Sounds like everyone wins! Well, except my employer. Isn't there some way my boss will try to work around this?

Of course. There's a reason business lobbies have fought this reform fiercely -- it's going to raise their labor costs. Just like with minimum wage raises passed by cities and states, employers are insisting they are going to cut jobs because of the overtime reforms, but we won't know how true that is until the reforms go into effect. Even if job losses don't come to pass, there may be other ways they will try to adjust for the costs. That could mean starting workers at slightly lower salaries, or being less generous with raises, to compensate for the additional overtime pay. And, again, as with the minimum wage raises, they may search for other ways to offset the new costs. For, say, a retailer, that could mean raising prices a bit on consumers.

So who was pushing to see this reform done?

A lot of progressive economists who say it will raise wages and/or restore leisure time to the middle class. When our wage laws were written, it was pretty clear who was a manager and who was a rank-and-file worker on the factory floor. Our economy is much different now. Just consider someone who manages a Dollar General store. She may be a manager in name -- and therefore ineligible for overtime pay -- but she spends much of her day unloading trucks and stocking the shelves, just like her hourly employees. We think of managers as being in the middle class, but, as HuffPost has reported before, many of them work 60, 70 or even 80 hours a week for salaries in the $30,000s. In making his case for reform, the president has cited just these types of workers.

OK, so I'm pretty sure I'll become eligible for overtime pay. Can I go put money down on a new boat?

The reforms are not a done deal.

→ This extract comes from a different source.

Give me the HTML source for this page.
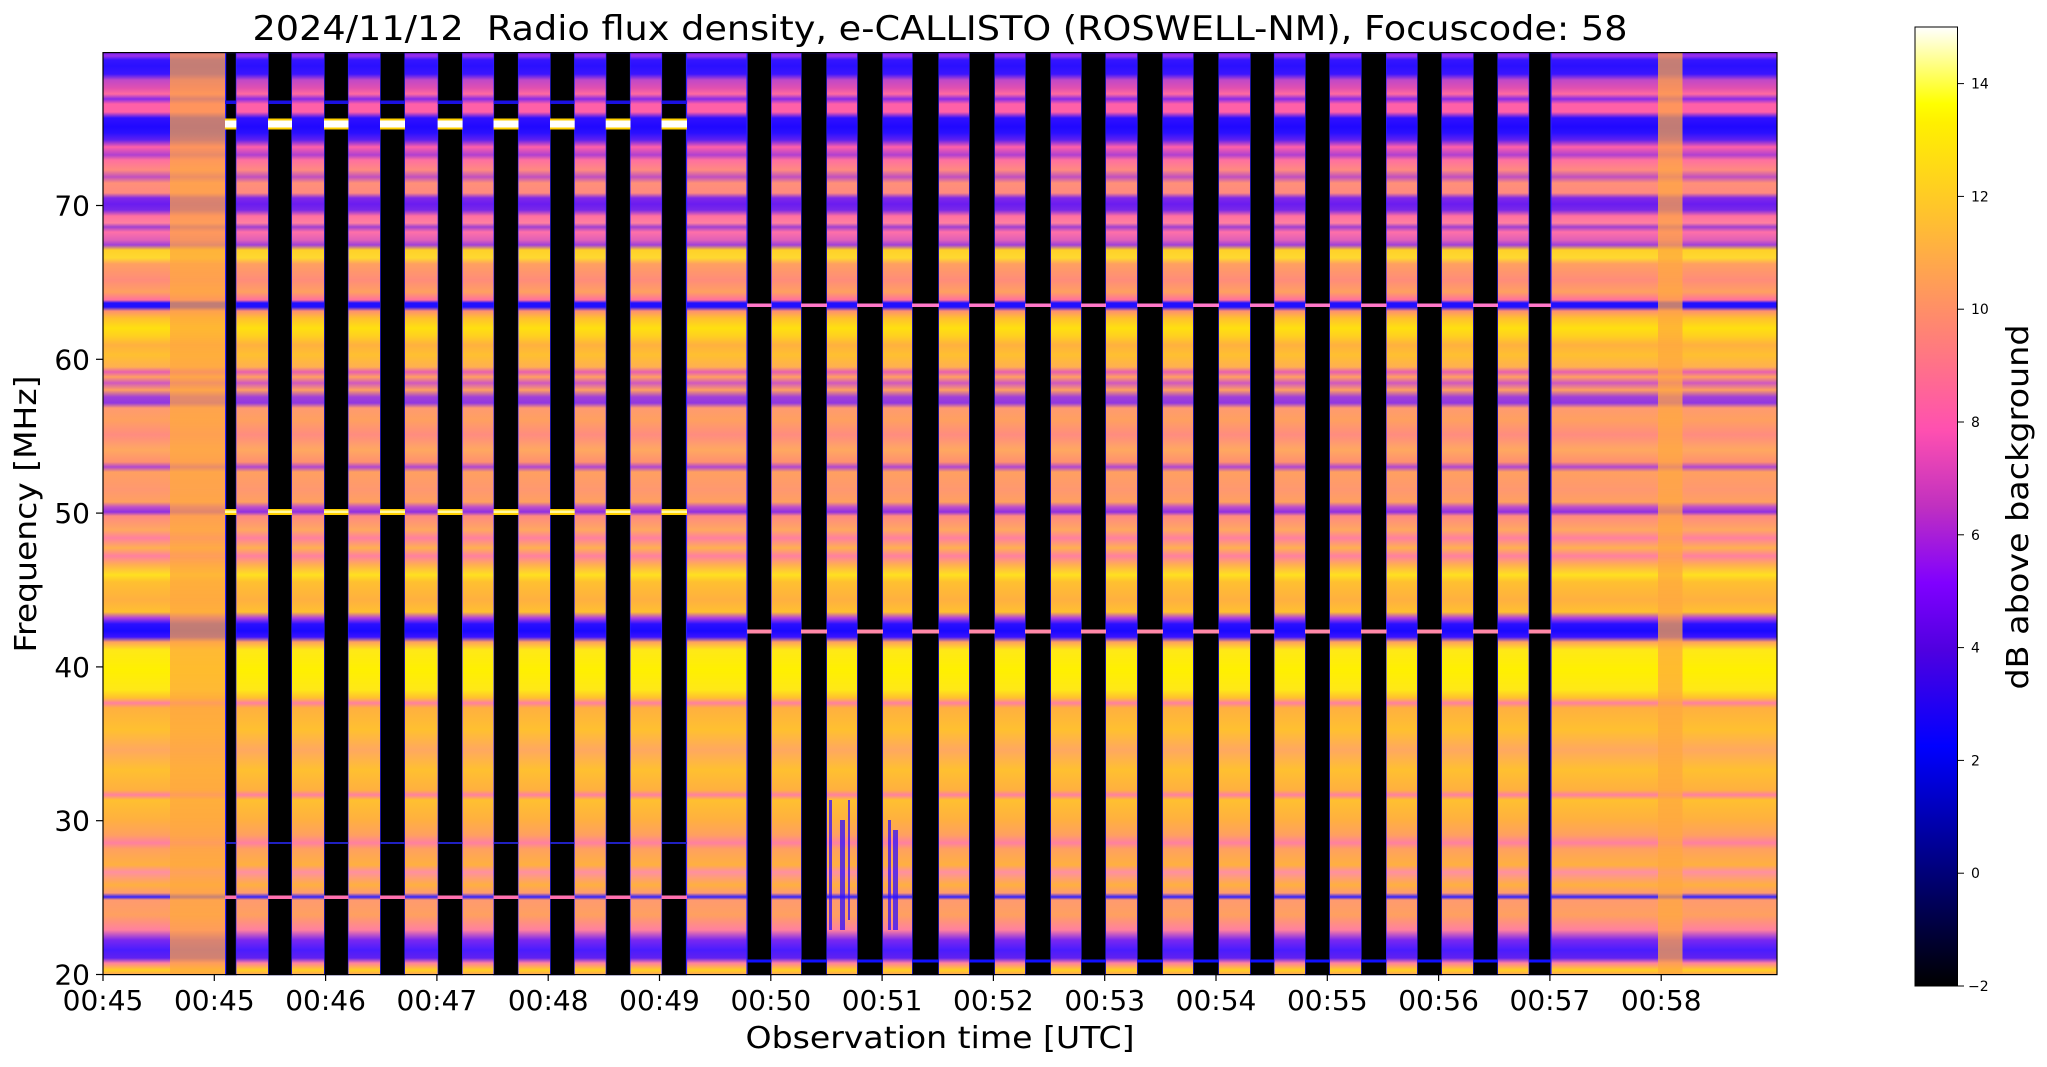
<!DOCTYPE html>
<html><head><meta charset="utf-8"><style>
html,body{margin:0;padding:0;background:#fff;}
svg{display:block;}
text{font-family:"DejaVu Sans","Liberation Sans",sans-serif;fill:#000;}
</style></head><body>
<svg width="2047" height="1067" viewBox="0 0 2047 1067" xmlns="http://www.w3.org/2000/svg">
<defs>
<linearGradient id="spec" gradientUnits="userSpaceOnUse" x1="0" y1="0" x2="0" y2="1000">
<stop offset="0.052" stop-color="#7a20f8"/><stop offset="0.056" stop-color="#9a30e8"/><stop offset="0.060" stop-color="#3515ff"/><stop offset="0.066" stop-color="#2a10ff"/><stop offset="0.074" stop-color="#3a14ff"/><stop offset="0.080" stop-color="#c048c8"/><stop offset="0.088" stop-color="#e050b0"/><stop offset="0.094" stop-color="#ff6aa0"/><stop offset="0.099" stop-color="#8a2ae8"/><stop offset="0.104" stop-color="#ff60a8"/><stop offset="0.112" stop-color="#ff60a8"/><stop offset="0.118" stop-color="#3010ff"/><stop offset="0.127" stop-color="#2008ff"/><stop offset="0.133" stop-color="#2a10ff"/><stop offset="0.140" stop-color="#6020f0"/><stop offset="0.147" stop-color="#ff60a8"/><stop offset="0.155" stop-color="#b040d0"/><stop offset="0.160" stop-color="#ff70a0"/><stop offset="0.170" stop-color="#ff8a80"/><stop offset="0.177" stop-color="#c050c0"/><stop offset="0.183" stop-color="#ff9078"/><stop offset="0.193" stop-color="#ff8a80"/><stop offset="0.198" stop-color="#8028e8"/><stop offset="0.204" stop-color="#6a1cf0"/><stop offset="0.210" stop-color="#7a28e8"/><stop offset="0.216" stop-color="#ff70a0"/><stop offset="0.223" stop-color="#ff80a0"/><stop offset="0.227" stop-color="#a040d0"/><stop offset="0.232" stop-color="#ff70a8"/><stop offset="0.240" stop-color="#e060b8"/><stop offset="0.245" stop-color="#a040d8"/><stop offset="0.250" stop-color="#ffd028"/><stop offset="0.258" stop-color="#ffd830"/><stop offset="0.264" stop-color="#ffa060"/><stop offset="0.280" stop-color="#ff8c7a"/><stop offset="0.292" stop-color="#ffa060"/><stop offset="0.300" stop-color="#ff70a0"/><stop offset="0.303" stop-color="#2010ff"/><stop offset="0.307" stop-color="#2010ff"/><stop offset="0.311" stop-color="#ff9070"/><stop offset="0.318" stop-color="#ffc030"/><stop offset="0.328" stop-color="#ffe010"/><stop offset="0.336" stop-color="#ffd020"/><stop offset="0.345" stop-color="#ffb040"/><stop offset="0.355" stop-color="#ffc030"/><stop offset="0.367" stop-color="#ffb050"/><stop offset="0.372" stop-color="#e860b0"/><stop offset="0.377" stop-color="#ffa060"/><stop offset="0.383" stop-color="#d058c0"/><stop offset="0.390" stop-color="#ffa060"/><stop offset="0.397" stop-color="#a040d8"/><stop offset="0.403" stop-color="#9038e0"/><stop offset="0.408" stop-color="#ff9a70"/><stop offset="0.420" stop-color="#ffa060"/><stop offset="0.435" stop-color="#ff8c80"/><stop offset="0.450" stop-color="#ffa860"/><stop offset="0.462" stop-color="#ff9070"/><stop offset="0.467" stop-color="#b048d0"/><stop offset="0.472" stop-color="#ffa060"/><stop offset="0.490" stop-color="#ff9870"/><stop offset="0.502" stop-color="#ffa060"/><stop offset="0.507" stop-color="#c050c8"/><stop offset="0.512" stop-color="#9030e0"/><stop offset="0.516" stop-color="#ff8a80"/><stop offset="0.530" stop-color="#ffa860"/><stop offset="0.538" stop-color="#ff80a0"/><stop offset="0.548" stop-color="#ffb050"/><stop offset="0.556" stop-color="#ff80a0"/><stop offset="0.565" stop-color="#ffb050"/><stop offset="0.575" stop-color="#ffe020"/><stop offset="0.582" stop-color="#ffc030"/><stop offset="0.600" stop-color="#ffb040"/><stop offset="0.612" stop-color="#ffc030"/><stop offset="0.618" stop-color="#b040e0"/><stop offset="0.624" stop-color="#2a10ff"/><stop offset="0.631" stop-color="#1a08ff"/><stop offset="0.637" stop-color="#3a12ff"/><stop offset="0.642" stop-color="#ffa060"/><stop offset="0.650" stop-color="#ffe818"/><stop offset="0.670" stop-color="#fff000"/><stop offset="0.690" stop-color="#ffe818"/><stop offset="0.698" stop-color="#ffc030"/><stop offset="0.703" stop-color="#ff80a0"/><stop offset="0.708" stop-color="#ffb040"/><stop offset="0.730" stop-color="#ffc030"/><stop offset="0.750" stop-color="#ffa860"/><stop offset="0.770" stop-color="#ffc030"/><stop offset="0.790" stop-color="#ffb040"/><stop offset="0.795" stop-color="#ff80a0"/><stop offset="0.800" stop-color="#ffc030"/><stop offset="0.820" stop-color="#ffb040"/><stop offset="0.835" stop-color="#ffa060"/><stop offset="0.843" stop-color="#ff80a0"/><stop offset="0.849" stop-color="#ffa060"/><stop offset="0.865" stop-color="#ffb040"/><stop offset="0.872" stop-color="#ff90a0"/><stop offset="0.885" stop-color="#ffb040"/><stop offset="0.893" stop-color="#ff9a70"/><stop offset="0.897" stop-color="#3020ff"/><stop offset="0.900" stop-color="#ff9a70"/><stop offset="0.915" stop-color="#ffa060"/><stop offset="0.930" stop-color="#ff80a0"/><stop offset="0.940" stop-color="#7a28f0"/><stop offset="0.950" stop-color="#4a1cff"/><stop offset="0.958" stop-color="#6020f0"/><stop offset="0.963" stop-color="#ff80a0"/><stop offset="0.970" stop-color="#ffd020"/><stop offset="0.975" stop-color="#ffa060"/>
</linearGradient>
<linearGradient id="cb" x1="0" y1="1" x2="0" y2="0">
<stop offset="0" stop-color="#000000"/><stop offset="0.125" stop-color="#000080"/><stop offset="0.25" stop-color="#0000ff"/><stop offset="0.35" stop-color="#4f00e0"/><stop offset="0.42" stop-color="#8000ff"/><stop offset="0.5" stop-color="#c030c0"/><stop offset="0.58" stop-color="#ff50b0"/><stop offset="0.7" stop-color="#ff8c6a"/><stop offset="0.8" stop-color="#ffc030"/><stop offset="0.9" stop-color="#fff000"/><stop offset="0.92" stop-color="#ffff00"/><stop offset="1" stop-color="#ffffff"/>
</linearGradient>
</defs>

<rect x="103" y="52.6" width="1674" height="922" fill="url(#spec)"/>
<rect x="170" y="52.6" width="55.6" height="922" fill="#ffa840" opacity="0.72"/>
<rect x="1658" y="52.6" width="24.5" height="922" fill="#ffa840" opacity="0.72"/>

<g stroke="#2a20ff" stroke-width="1.2">
<rect x="225.6" y="52.6" width="10.8" height="922" fill="#000"/>
<rect x="268" y="52.6" width="24" height="922" fill="#000"/>
<rect x="324" y="52.6" width="24.5" height="922" fill="#000"/>
<rect x="380" y="52.6" width="25" height="922" fill="#000"/>
<rect x="437.6" y="52.6" width="25" height="922" fill="#000"/>
<rect x="493.5" y="52.6" width="25" height="922" fill="#000"/>
<rect x="550" y="52.6" width="24.7" height="922" fill="#000"/>
<rect x="605.7" y="52.6" width="24.8" height="922" fill="#000"/>
<rect x="661.5" y="52.6" width="25" height="922" fill="#000"/>
</g>
<g>
<rect x="225" y="100.5" width="462" height="3.5" fill="#1a10e0"/>
<rect x="225" y="118.5" width="462" height="11" fill="#ffd000"/>
<rect x="225" y="120.5" width="462" height="7" fill="#ffffff"/>
<rect x="225" y="509" width="462" height="6" fill="#ffd000"/>
<rect x="225" y="510.5" width="462" height="2.5" fill="#fff8a0"/>
<rect x="225" y="842" width="462" height="2" fill="#2020c0"/>
<rect x="225" y="895.5" width="462" height="3.5" fill="#ff70b0"/>
</g>
<g fill="url(#spec)">
<rect x="236.4" y="52.6" width="31.6" height="922"/>
<rect x="292" y="52.6" width="32" height="922"/>
<rect x="348.5" y="52.6" width="31.5" height="922"/>
<rect x="405" y="52.6" width="32.6" height="922"/>
<rect x="462.6" y="52.6" width="30.9" height="922"/>
<rect x="518.5" y="52.6" width="31.5" height="922"/>
<rect x="574.7" y="52.6" width="31" height="922"/>
<rect x="630.5" y="52.6" width="31" height="922"/>
</g>

<g stroke="#2a20ff" stroke-width="1.2" fill="#000">
<rect x="747" y="52.6" width="24.6" height="922"/>
<rect x="801" y="52.6" width="26" height="922"/>
<rect x="857" y="52.6" width="26" height="922"/>
<rect x="912" y="52.6" width="27" height="922"/>
<rect x="969" y="52.6" width="26" height="922"/>
<rect x="1025" y="52.6" width="26" height="922"/>
<rect x="1081" y="52.6" width="25" height="922"/>
<rect x="1137" y="52.6" width="26" height="922"/>
<rect x="1193" y="52.6" width="26" height="922"/>
<rect x="1250" y="52.6" width="24.5" height="922"/>
<rect x="1305" y="52.6" width="25" height="922"/>
<rect x="1361" y="52.6" width="25.6" height="922"/>
<rect x="1417" y="52.6" width="25" height="922"/>
<rect x="1473" y="52.6" width="25" height="922"/>
<rect x="1528.6" y="52.6" width="22.4" height="922"/>
</g>
<g>
<rect x="747" y="303.5" width="804" height="3.5" fill="#ff78c8"/>
<rect x="747" y="629.5" width="804" height="4" fill="#ff88a8"/>
<rect x="747" y="959.5" width="804" height="3" fill="#1010ff"/>
</g>
<g fill="url(#spec)">
<rect x="771.6" y="52.6" width="29.4" height="922"/>
<rect x="827" y="52.6" width="30" height="922"/>
<rect x="883" y="52.6" width="29" height="922"/>
<rect x="939" y="52.6" width="30" height="922"/>
<rect x="995" y="52.6" width="30" height="922"/>
<rect x="1051" y="52.6" width="30" height="922"/>
<rect x="1106" y="52.6" width="31" height="922"/>
<rect x="1163" y="52.6" width="30" height="922"/>
<rect x="1219" y="52.6" width="31" height="922"/>
<rect x="1274.5" y="52.6" width="30.5" height="922"/>
<rect x="1330" y="52.6" width="31" height="922"/>
<rect x="1386.6" y="52.6" width="30.4" height="922"/>
<rect x="1442" y="52.6" width="31" height="922"/>
<rect x="1498" y="52.6" width="30.6" height="922"/>
</g>
<g fill="#3010ff" opacity="0.75">
<rect x="829" y="800" width="3" height="130"/><rect x="840" y="820" width="5" height="110"/><rect x="848" y="800" width="2" height="120"/>
<rect x="888" y="820" width="3" height="110"/><rect x="893" y="830" width="5" height="100"/>
</g>

<rect x="103" y="52.6" width="1674" height="922" fill="none" stroke="#000" stroke-width="1.2"/>

<g stroke="#000" stroke-width="1.2">
<line x1="96" y1="974.5" x2="103" y2="974.5"/><line x1="96" y1="820.7" x2="103" y2="820.7"/><line x1="96" y1="666.9" x2="103" y2="666.9"/><line x1="96" y1="513.1" x2="103" y2="513.1"/><line x1="96" y1="359.3" x2="103" y2="359.3"/><line x1="96" y1="205.5" x2="103" y2="205.5"/>
</g>
<g font-size="28" text-anchor="end">
<text x="90" y="984.5">20</text><text x="90" y="830.7">30</text><text x="90" y="676.9">40</text><text x="90" y="523.1">50</text><text x="90" y="369.3">60</text><text x="90" y="215.5">70</text>
</g>
<g stroke="#000" stroke-width="1.2">
<line x1="103" y1="974.5" x2="103" y2="981"/><line x1="214.3" y1="974.5" x2="214.3" y2="981"/><line x1="325.6" y1="974.5" x2="325.6" y2="981"/><line x1="436.9" y1="974.5" x2="436.9" y2="981"/><line x1="548.2" y1="974.5" x2="548.2" y2="981"/><line x1="659.5" y1="974.5" x2="659.5" y2="981"/><line x1="770.8" y1="974.5" x2="770.8" y2="981"/><line x1="882.1" y1="974.5" x2="882.1" y2="981"/><line x1="993.4" y1="974.5" x2="993.4" y2="981"/><line x1="1104.7" y1="974.5" x2="1104.7" y2="981"/><line x1="1216" y1="974.5" x2="1216" y2="981"/><line x1="1327.3" y1="974.5" x2="1327.3" y2="981"/><line x1="1438.6" y1="974.5" x2="1438.6" y2="981"/><line x1="1549.9" y1="974.5" x2="1549.9" y2="981"/><line x1="1661.2" y1="974.5" x2="1661.2" y2="981"/>
</g>
<g font-size="28" text-anchor="middle">
<text x="103" y="1010">00:45</text><text x="214.3" y="1010">00:45</text><text x="325.6" y="1010">00:46</text><text x="436.9" y="1010">00:47</text><text x="548.2" y="1010">00:48</text><text x="659.5" y="1010">00:49</text><text x="770.8" y="1010">00:50</text><text x="882.1" y="1010">00:51</text><text x="993.4" y="1010">00:52</text><text x="1104.7" y="1010">00:53</text><text x="1216" y="1010">00:54</text><text x="1327.3" y="1010">00:55</text><text x="1438.6" y="1010">00:56</text><text x="1549.9" y="1010">00:57</text><text x="1661.2" y="1010">00:58</text>
</g>
<text x="940" y="1048" font-size="30" text-anchor="middle" textLength="389" lengthAdjust="spacingAndGlyphs">Observation time [UTC]</text>
<text transform="translate(36,514) rotate(-90)" font-size="30" text-anchor="middle" textLength="277" lengthAdjust="spacingAndGlyphs">Frequency [MHz]</text>
<text x="940" y="40" font-size="34" text-anchor="middle" textLength="1375" lengthAdjust="spacingAndGlyphs">2024/11/12&#160; Radio flux density, e-CALLISTO (ROSWELL-NM), Focuscode: 58</text>

<rect x="1915" y="27" width="42.5" height="959" fill="url(#cb)" stroke="#000" stroke-width="1"/>
<g stroke="#000" stroke-width="1">
<line x1="1957.5" y1="986" x2="1964" y2="986"/><line x1="1957.5" y1="873.2" x2="1964" y2="873.2"/><line x1="1957.5" y1="760.4" x2="1964" y2="760.4"/><line x1="1957.5" y1="647.6" x2="1964" y2="647.6"/><line x1="1957.5" y1="534.8" x2="1964" y2="534.8"/><line x1="1957.5" y1="422" x2="1964" y2="422"/><line x1="1957.5" y1="309.2" x2="1964" y2="309.2"/><line x1="1957.5" y1="196.4" x2="1964" y2="196.4"/><line x1="1957.5" y1="83.6" x2="1964" y2="83.6"/>
</g>
<g font-size="14">
<text x="1968" y="991">−2</text><text x="1971" y="878.2">0</text><text x="1971" y="765.4">2</text><text x="1971" y="652.6">4</text><text x="1971" y="539.8">6</text><text x="1971" y="427">8</text><text x="1971" y="314.2">10</text><text x="1971" y="201.4">12</text><text x="1971" y="88.6">14</text>
</g>
<text transform="translate(2028,507) rotate(-90)" font-size="30" text-anchor="middle" textLength="365" lengthAdjust="spacingAndGlyphs">dB above background</text>
</svg>
</body></html>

They must still undergo a public-comment period, and business groups are expected to continue pushing back hard against the proposal. The plan could also get tied up in court or run into problems in Congress, either through a budget rider or a stand-alone bill from Republicans looking to block it. That said, the White House appears committed to moving ahead with the reforms, and the president said they hope to institute the changes sometime in 2016.